Casavola, Franco / Chris Cutler / Adrezej Karpinski / Silvio Mix / Alessandro Monti / Nick Sudnick - Intonarumori
SKU
21-RER 1913
“New and old compositions for Luigi Russolo's legendary Intonarumori. After publishing his visionary manifesto, the Art of Noises, in 1913, the futurist painter Luigi Russolo designed and built a revolutionary family of new instruments with which to compose with noise: black, wooden boxes, fitted with huge acoustic horns, crank-handles (to drive them) and levers (to vary the pitch).
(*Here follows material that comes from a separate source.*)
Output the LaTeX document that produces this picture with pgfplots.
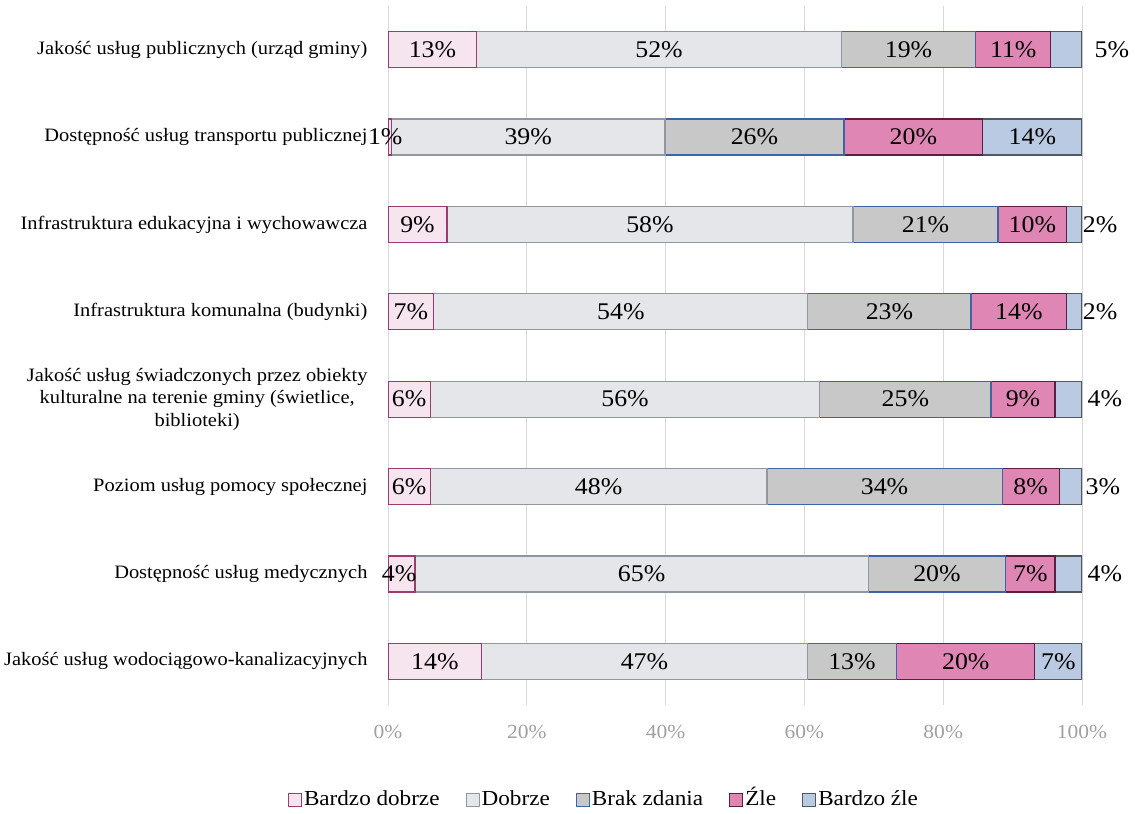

They came in different varieties – designed to give composers access to five of what Russolo had identified as ‘the six families of noise’, namely:
1. Roars, Thunderings, Explosions, Hissing roars, Bangs, Booms
2. Whistling, Hissing, Puffing
3. Whispers, Murmurs, Mumbling, Muttering, Gurgling
4 Screeching, Creaking, Rustling, Buzzing, Crackling, Scraping
5. Noises obtained by beating on metals, woods, skins, stones, pottery, etc
.
6. Voices of animals and people, Shouts, Screams, Shrieks, Wails, Hoots, Howls, Death rattles, Sobs
There followed concerts and the obligatory riots - and then war intervened; and although Russolo resumed the project afterwards it was always too extreme for the musical world to adopt, and so Russolo remained until the end of his life, a lone voice in the wilderness.
By the end of the Second World War all the surviving instruments had been lost or destroyed. Until, 52 years later, in 1977, the Venice Biennale commissioned early music specialist and instrument builder Piero Verardi to research and reconstruct some of the instruments for their festival. He built twenty different varieties – and seven of these are what made this record possible. Alessandro Monti visited Professor Verardi and recorded a number of demonstrative performances on the reconstructed instruments. He then selected three percussionists: Cutler (from Henry Cow, Pere Ubu), Karpinski (from Reportaz) and Sudnik (from Zga) to compose pieces for them. They came up with three very different approaches, which are documented here, along with short assembly by Monti himself.
Also on this CD are two rare-as-hens-teeth recordings of orchestral works composed using the original instruments in the 1920s, and recorded here for the first time using the reconstructions.
Beautifully packaged in a threefold digipack featuring four impressive paintings by Futurist Ivo Pannaggi and an explanatory text.”